Please take the time to *read the entries* and vote for the *three poems you consider most deserving*. It is *imperative* that you *use ALL THREE VOTES.

*Those who vote for less than three entries or who vote for their own work will be regarded as "spoiled votes" and discounted.
*
Members who vote for their own work will also have their entry disqualified*, so please double check your votes before submitting them. Members who create duplicate accounts to vote for themselves will also have their entry disqualified and all of their accounts banned.

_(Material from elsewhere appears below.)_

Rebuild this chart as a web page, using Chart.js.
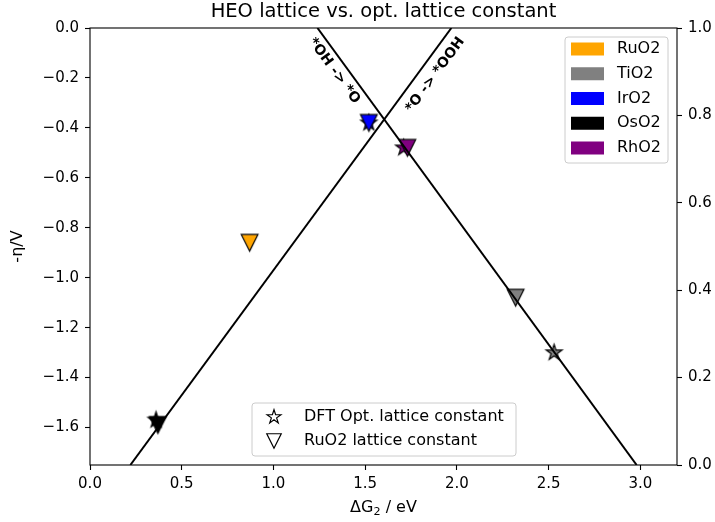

The entrant who receives most votes gets a one month FoWF subscription and the Laureate award.


*Please leave comments and/or feedback in this thread.
*

*Those who care to utilize the "like" function may now click to their heart's content.

**
This poll will close on April** 25th, 2015 at 7:30pm EST*.


----------



## aj47 (Apr 17, 2015)

Voted.


----------



## escorial (Apr 17, 2015)

voted


----------



## Firemajic (Apr 17, 2015)

NEVER have shades of grey been so brilliant [rcallaci]
NEVER have  shades of grey been so hilarious [PiP]
NEVER have shades of grey been so intriguing and so skillfully written about as here... by the creative poets at WF!


POETS RULE !!


----------



## PiP (Apr 17, 2015)

Firemajic said:


> NEVER have  shades of grey been so hilarious [PiP]



thank you, Fire. I had great fun writing it


----------



## TKent (Apr 17, 2015)

Great job everyone!!  Voted


----------



## am_hammy (Apr 22, 2015)

Made my vote! Everyone did an awesome job! 

So much grey =p


----------



## Phil Istine (Apr 26, 2015)

*"Shades of Grey" Challenge Winner*

Well done Rcallaci.  It was a quality piece.
I'm astonished that mine even made one vote - especially after spelling epitaph wrong (oops!).
Well done to everyone who took part.


----------



## escorial (Apr 26, 2015)

well done..


----------